[bleachandammonia]

Hi, I’ve been having issues to understand this question about energy change, so here it goes.

Calculate the energy change in the following reaction:
a) burning 1 mole of ethanol - C2H5OH + 3O2 —> 2CO2 + 3 H2O

So first you need to calculate the energy required to break the bonds between the reactant atoms:

1 C-C bond = 348
5 C-H bonds = (5 x 413) = 2065
1 O-H bond = 463
1 C-O bond = 360
3 O=O bonds = (3 x 498) = 1494
   Total = 4730 kJ

Then we need to do the same for the bonds that are being made (in the products).
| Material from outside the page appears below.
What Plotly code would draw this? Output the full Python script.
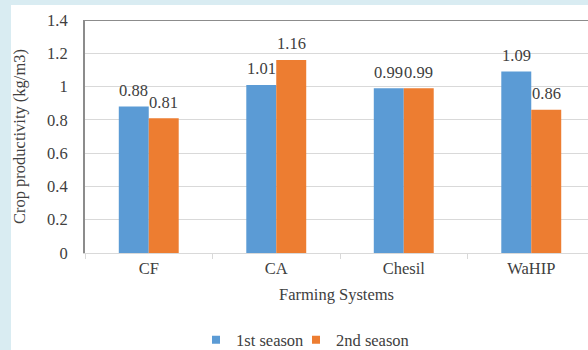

But here’s my problem, my text book says those are the bonds in the products:

4 C=O bonds = (4 x 743) = 2972
6 O-H bonds = (6 x 463) = 2778
  Total = 5750 kJ

However, looking at the equation above I see 2CO2, wouldn’t that give us, along with the 4 C=O bonds, 1 C-C bond? Even though carbon makes only 4 bounds, I don’t know if it makes sense for them to be separated. Or are the two molecules separated?

Thank you for your attention, and please help me!!

[mjc123]

2CO₂ means two molecules of CO₂. They are separate - not bonded together! (What were you going to do about the 3O₂ and 3H₂O?)

[bleachandammonia]

Oh I get it! So there isn’t supposed to be a bond there. Ok, I just have one more question... the next one asks me to calculate the energy change in a hydrogenation of 1 mole of ethene, so the steps should be the same... C₂H₄ + H₂ —> C₂H6

but in the answer, my text book only counts the bounds of H-H and C=C when counting the reactants section. I don’t understand why the H₄ part of ethene isn’t included in the sum. Does that have to do with the word hydrogenation in the question? Because in the other questions all bonds were included...

Anyways, thanks for your answer, it has already helped.

[mjc123]

Well, you could break and form all the bonds. But that would mean breaking 4 C-H bonds and forming 6. Why not just say you form 2, and leave the other 4 in place?

(Note: the C-H bonds of ethene are not exactly the same as the C-H bonds of ethane. But at this level you treat them as the same, to a first approximation.)